## Task input
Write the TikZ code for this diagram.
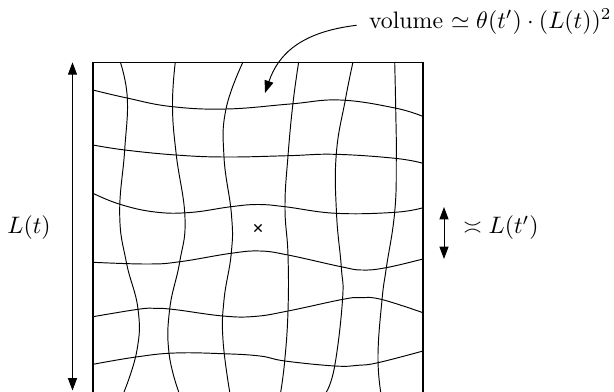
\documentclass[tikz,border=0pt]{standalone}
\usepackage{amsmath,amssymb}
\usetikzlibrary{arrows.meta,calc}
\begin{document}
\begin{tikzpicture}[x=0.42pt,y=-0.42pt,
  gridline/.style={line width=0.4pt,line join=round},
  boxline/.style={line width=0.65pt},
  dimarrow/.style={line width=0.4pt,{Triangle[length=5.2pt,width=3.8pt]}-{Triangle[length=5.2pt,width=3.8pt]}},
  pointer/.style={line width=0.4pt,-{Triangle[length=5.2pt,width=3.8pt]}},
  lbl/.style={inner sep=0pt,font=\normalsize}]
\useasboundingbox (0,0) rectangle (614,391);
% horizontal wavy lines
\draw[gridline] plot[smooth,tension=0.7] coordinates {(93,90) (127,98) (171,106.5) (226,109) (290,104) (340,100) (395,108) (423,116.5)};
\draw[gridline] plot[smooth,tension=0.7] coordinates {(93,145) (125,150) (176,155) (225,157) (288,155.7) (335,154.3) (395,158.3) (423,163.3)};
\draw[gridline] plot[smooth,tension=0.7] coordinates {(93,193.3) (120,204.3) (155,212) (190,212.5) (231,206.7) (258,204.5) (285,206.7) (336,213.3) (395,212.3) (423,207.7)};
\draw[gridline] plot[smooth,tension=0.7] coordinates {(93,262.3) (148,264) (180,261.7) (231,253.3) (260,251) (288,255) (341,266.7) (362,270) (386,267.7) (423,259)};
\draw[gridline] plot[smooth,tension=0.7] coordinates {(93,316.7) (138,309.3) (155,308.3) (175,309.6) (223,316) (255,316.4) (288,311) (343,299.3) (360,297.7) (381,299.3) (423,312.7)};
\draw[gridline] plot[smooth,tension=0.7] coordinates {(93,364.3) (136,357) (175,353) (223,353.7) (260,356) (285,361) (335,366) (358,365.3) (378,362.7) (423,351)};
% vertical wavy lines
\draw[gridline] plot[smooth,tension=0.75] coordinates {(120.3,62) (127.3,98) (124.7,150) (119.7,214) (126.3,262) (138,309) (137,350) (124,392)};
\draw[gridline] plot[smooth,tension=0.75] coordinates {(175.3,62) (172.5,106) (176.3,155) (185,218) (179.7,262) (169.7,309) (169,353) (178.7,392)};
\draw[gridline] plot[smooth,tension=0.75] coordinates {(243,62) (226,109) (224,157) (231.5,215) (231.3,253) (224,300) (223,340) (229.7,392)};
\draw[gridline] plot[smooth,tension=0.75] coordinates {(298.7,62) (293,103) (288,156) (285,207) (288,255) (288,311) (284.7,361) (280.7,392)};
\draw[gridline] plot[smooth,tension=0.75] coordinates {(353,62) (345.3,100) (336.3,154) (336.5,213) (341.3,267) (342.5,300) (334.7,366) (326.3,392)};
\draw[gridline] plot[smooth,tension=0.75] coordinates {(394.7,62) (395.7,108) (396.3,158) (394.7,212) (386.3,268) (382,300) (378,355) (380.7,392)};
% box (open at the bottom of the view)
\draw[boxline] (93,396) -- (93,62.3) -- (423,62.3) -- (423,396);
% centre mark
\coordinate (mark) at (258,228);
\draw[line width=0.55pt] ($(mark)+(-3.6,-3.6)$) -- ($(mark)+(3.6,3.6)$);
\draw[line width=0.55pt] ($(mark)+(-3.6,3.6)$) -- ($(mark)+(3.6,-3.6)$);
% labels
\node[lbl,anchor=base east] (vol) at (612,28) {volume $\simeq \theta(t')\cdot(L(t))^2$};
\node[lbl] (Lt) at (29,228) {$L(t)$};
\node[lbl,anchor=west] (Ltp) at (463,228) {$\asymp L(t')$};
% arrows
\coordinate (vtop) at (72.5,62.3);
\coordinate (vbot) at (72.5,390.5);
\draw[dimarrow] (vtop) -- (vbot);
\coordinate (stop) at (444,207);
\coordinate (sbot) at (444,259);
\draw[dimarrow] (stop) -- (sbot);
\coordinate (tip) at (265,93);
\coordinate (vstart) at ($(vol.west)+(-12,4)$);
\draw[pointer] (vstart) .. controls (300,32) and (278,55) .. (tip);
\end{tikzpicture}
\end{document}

---

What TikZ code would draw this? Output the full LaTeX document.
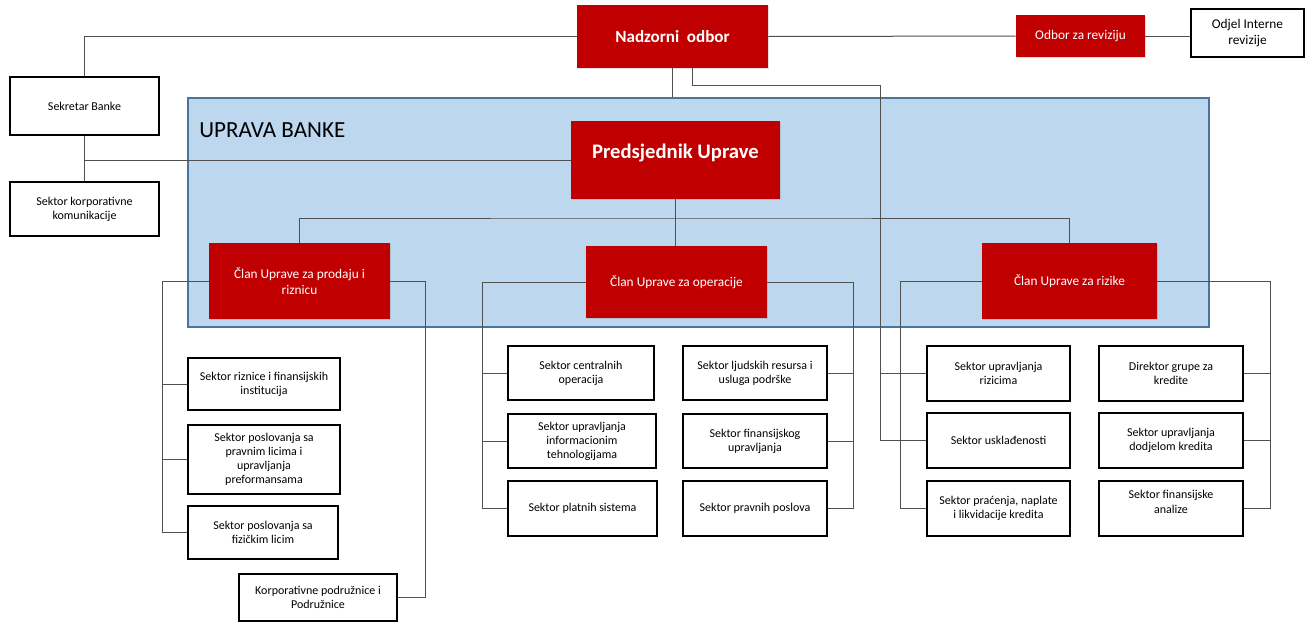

## Exercise objective
Find the word "this" in the data and show each line that holds it.

## The answer
Write the TikZ code for this diagram.
What TikZ code would draw this? Output the full LaTeX document.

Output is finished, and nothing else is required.